━━━ STORED DATA

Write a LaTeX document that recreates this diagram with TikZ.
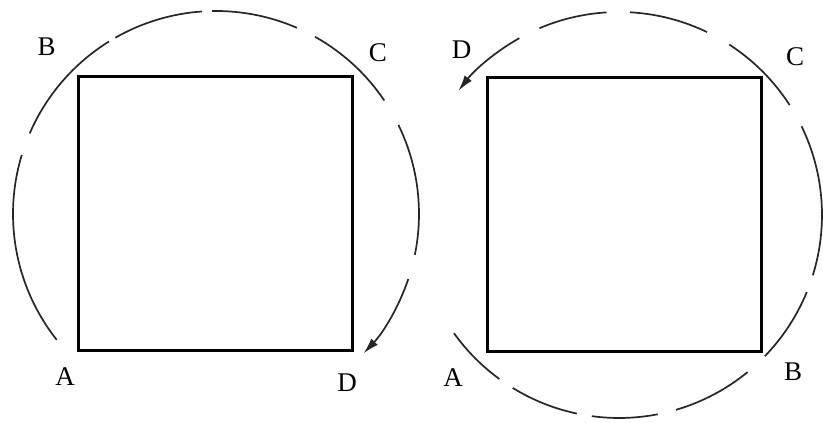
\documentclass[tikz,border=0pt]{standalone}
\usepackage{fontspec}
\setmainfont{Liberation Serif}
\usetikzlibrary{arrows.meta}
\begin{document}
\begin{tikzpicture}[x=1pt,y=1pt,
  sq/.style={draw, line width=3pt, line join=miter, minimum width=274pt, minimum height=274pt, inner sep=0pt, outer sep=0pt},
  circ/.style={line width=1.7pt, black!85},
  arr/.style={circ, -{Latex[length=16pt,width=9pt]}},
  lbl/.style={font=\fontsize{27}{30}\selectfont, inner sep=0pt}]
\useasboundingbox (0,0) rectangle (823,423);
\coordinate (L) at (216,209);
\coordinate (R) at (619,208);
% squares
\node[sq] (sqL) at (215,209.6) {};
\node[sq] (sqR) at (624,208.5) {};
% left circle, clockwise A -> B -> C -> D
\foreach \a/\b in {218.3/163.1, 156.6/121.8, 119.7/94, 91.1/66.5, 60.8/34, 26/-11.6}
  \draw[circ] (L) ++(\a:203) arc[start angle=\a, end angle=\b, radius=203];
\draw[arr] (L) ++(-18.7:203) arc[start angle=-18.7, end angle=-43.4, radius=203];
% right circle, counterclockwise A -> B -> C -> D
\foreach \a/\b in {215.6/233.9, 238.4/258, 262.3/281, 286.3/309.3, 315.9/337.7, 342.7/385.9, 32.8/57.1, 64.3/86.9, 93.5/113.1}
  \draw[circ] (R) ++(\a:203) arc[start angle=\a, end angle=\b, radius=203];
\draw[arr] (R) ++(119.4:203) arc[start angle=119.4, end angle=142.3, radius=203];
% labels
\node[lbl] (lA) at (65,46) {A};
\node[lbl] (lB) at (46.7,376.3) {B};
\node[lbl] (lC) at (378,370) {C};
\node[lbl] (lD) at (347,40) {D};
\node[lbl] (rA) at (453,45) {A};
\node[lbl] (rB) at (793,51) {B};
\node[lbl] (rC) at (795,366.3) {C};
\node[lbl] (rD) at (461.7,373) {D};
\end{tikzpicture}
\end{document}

━━━━━━

- _EXERCISE BRIEF_: Restate the whole listing above exactly, please, omitting every image.

- _THE RESPONSE_:
Write a LaTeX document that recreates this diagram with TikZ.
\documentclass[tikz,border=0pt]{standalone}
\usepackage{fontspec}
\setmainfont{Liberation Serif}
\usetikzlibrary{arrows.meta}
\begin{document}
\begin{tikzpicture}[x=1pt,y=1pt,
  sq/.style={draw, line width=3pt, line join=miter, minimum width=274pt, minimum height=274pt, inner sep=0pt, outer sep=0pt},
  circ/.style={line width=1.7pt, black!85},
  arr/.style={circ, -{Latex[length=16pt,width=9pt]}},
  lbl/.style={font=\fontsize{27}{30}\selectfont, inner sep=0pt}]
\useasboundingbox (0,0) rectangle (823,423);
\coordinate (L) at (216,209);
\coordinate (R) at (619,208);
% squares
\node[sq] (sqL) at (215,209.6) {};
\node[sq] (sqR) at (624,208.5) {};
% left circle, clockwise A -> B -> C -> D
\foreach \a/\b in {218.3/163.1, 156.6/121.8, 119.7/94, 91.1/66.5, 60.8/34, 26/-11.6}
  \draw[circ] (L) ++(\a:203) arc[start angle=\a, end angle=\b, radius=203];
\draw[arr] (L) ++(-18.7:203) arc[start angle=-18.7, end angle=-43.4, radius=203];
% right circle, counterclockwise A -> B -> C -> D
\foreach \a/\b in {215.6/233.9, 238.4/258, 262.3/281, 286.3/309.3, 315.9/337.7, 342.7/385.9, 32.8/57.1, 64.3/86.9, 93.5/113.1}
  \draw[circ] (R) ++(\a:203) arc[start angle=\a, end angle=\b, radius=203];
\draw[arr] (R) ++(119.4:203) arc[start angle=119.4, end angle=142.3, radius=203];
% labels
\node[lbl] (lA) at (65,46) {A};
\node[lbl] (lB) at (46.7,376.3) {B};
\node[lbl] (lC) at (378,370) {C};
\node[lbl] (lD) at (347,40) {D};
\node[lbl] (rA) at (453,45) {A};
\node[lbl] (rB) at (793,51) {B};
\node[lbl] (rC) at (795,366.3) {C};
\node[lbl] (rD) at (461.7,373) {D};
\end{tikzpicture}
\end{document}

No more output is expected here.